[Stated problem] Look through the data below and return each line where "this" appears.

[Material to process]
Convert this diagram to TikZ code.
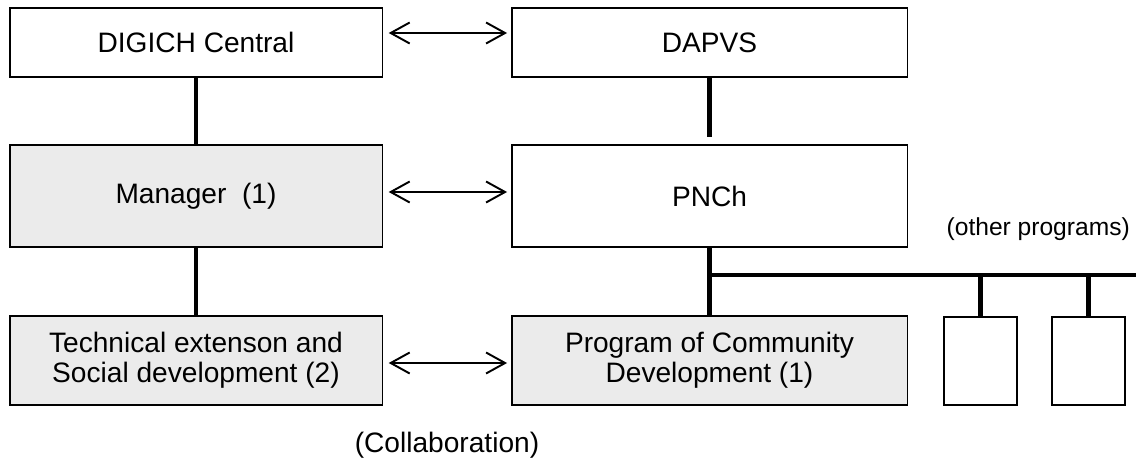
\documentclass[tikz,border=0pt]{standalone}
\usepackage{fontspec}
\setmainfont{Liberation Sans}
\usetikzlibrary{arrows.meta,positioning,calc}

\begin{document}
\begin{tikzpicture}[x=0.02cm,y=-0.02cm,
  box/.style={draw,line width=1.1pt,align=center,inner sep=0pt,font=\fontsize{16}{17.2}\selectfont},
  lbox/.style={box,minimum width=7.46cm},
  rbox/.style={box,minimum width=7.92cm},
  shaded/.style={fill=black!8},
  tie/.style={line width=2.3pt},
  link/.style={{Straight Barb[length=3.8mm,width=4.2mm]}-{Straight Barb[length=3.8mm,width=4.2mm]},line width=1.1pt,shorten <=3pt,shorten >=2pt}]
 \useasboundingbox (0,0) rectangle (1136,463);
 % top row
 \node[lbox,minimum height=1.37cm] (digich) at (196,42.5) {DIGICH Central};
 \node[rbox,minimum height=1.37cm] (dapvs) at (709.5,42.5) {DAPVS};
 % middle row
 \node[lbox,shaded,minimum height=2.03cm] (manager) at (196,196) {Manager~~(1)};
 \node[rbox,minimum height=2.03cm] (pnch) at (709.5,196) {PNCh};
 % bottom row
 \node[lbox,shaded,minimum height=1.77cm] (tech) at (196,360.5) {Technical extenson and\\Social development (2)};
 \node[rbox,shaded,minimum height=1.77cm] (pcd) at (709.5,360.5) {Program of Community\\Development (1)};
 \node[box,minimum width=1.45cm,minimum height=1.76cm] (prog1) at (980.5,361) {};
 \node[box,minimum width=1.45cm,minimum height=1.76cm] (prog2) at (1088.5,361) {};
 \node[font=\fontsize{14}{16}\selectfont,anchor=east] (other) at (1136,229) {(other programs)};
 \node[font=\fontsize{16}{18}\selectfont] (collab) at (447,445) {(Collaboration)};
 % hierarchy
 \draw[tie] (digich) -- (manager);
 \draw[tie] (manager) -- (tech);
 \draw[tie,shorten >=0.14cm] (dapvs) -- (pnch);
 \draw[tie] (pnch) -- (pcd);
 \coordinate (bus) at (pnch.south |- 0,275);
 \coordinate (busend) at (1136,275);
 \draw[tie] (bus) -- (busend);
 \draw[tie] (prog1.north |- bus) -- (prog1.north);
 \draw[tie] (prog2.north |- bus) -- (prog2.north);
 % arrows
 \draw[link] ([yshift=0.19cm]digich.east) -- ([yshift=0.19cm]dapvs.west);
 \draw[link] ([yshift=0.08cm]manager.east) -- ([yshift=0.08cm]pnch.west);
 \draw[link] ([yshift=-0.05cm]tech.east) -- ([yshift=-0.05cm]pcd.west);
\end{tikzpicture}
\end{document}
==
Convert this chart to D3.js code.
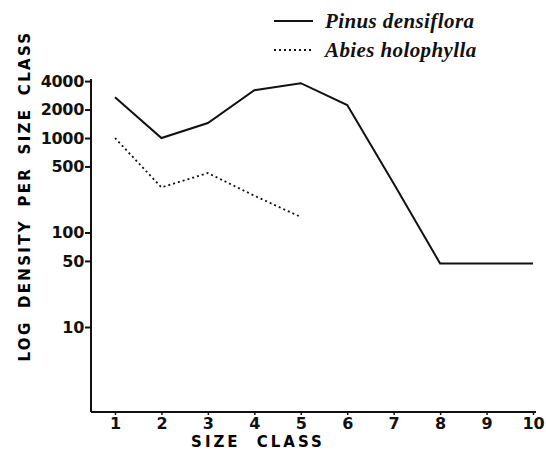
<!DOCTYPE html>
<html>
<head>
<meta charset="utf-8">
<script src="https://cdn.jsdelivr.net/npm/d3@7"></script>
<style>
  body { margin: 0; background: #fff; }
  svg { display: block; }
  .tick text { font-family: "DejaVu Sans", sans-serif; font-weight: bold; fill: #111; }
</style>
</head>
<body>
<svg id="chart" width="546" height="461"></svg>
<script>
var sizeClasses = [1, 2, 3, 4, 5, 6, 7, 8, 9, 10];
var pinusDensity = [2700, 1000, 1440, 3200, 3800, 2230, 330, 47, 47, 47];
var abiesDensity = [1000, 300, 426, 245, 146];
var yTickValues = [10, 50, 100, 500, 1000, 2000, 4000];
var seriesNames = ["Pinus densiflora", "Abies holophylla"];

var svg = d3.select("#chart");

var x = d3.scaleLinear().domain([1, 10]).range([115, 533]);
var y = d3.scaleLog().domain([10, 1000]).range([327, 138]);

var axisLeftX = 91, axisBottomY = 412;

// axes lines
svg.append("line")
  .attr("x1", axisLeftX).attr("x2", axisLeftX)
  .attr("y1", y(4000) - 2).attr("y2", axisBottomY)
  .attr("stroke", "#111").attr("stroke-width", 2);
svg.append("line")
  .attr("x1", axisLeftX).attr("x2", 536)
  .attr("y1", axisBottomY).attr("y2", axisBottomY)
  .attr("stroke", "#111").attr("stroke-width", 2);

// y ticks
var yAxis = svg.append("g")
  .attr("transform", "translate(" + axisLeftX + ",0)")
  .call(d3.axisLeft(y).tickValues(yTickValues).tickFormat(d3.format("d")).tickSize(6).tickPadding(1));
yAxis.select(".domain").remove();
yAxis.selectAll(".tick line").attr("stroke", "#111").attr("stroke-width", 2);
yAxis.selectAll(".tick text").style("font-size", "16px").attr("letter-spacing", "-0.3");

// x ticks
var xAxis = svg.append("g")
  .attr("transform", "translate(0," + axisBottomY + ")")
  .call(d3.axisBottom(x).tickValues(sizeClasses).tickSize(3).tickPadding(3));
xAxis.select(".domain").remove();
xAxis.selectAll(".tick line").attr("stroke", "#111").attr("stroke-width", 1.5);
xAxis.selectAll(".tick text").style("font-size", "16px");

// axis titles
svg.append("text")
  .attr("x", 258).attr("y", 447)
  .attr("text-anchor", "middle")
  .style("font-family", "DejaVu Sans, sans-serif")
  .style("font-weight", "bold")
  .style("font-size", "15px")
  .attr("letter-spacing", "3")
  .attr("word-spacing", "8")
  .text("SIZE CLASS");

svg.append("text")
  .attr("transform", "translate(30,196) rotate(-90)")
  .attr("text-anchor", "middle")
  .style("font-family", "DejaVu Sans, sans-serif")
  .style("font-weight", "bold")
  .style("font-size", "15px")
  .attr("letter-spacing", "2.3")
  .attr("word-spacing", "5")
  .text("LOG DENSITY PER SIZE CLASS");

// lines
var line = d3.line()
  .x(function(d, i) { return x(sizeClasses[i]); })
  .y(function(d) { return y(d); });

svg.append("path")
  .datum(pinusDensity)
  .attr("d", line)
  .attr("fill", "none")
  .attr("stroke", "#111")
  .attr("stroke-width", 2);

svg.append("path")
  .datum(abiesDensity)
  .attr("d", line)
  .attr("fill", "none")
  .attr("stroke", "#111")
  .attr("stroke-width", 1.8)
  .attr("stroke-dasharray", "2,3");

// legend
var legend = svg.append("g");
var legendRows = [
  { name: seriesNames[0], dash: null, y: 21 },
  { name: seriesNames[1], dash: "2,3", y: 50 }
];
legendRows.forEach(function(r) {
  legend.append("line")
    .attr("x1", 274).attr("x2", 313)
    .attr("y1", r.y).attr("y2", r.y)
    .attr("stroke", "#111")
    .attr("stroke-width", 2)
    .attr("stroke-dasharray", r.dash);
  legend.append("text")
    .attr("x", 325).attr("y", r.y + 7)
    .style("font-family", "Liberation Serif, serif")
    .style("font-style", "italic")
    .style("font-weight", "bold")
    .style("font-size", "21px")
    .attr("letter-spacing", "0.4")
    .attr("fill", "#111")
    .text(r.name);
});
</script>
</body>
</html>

[Expected answer]
Convert this diagram to TikZ code.
Convert this chart to D3.js code.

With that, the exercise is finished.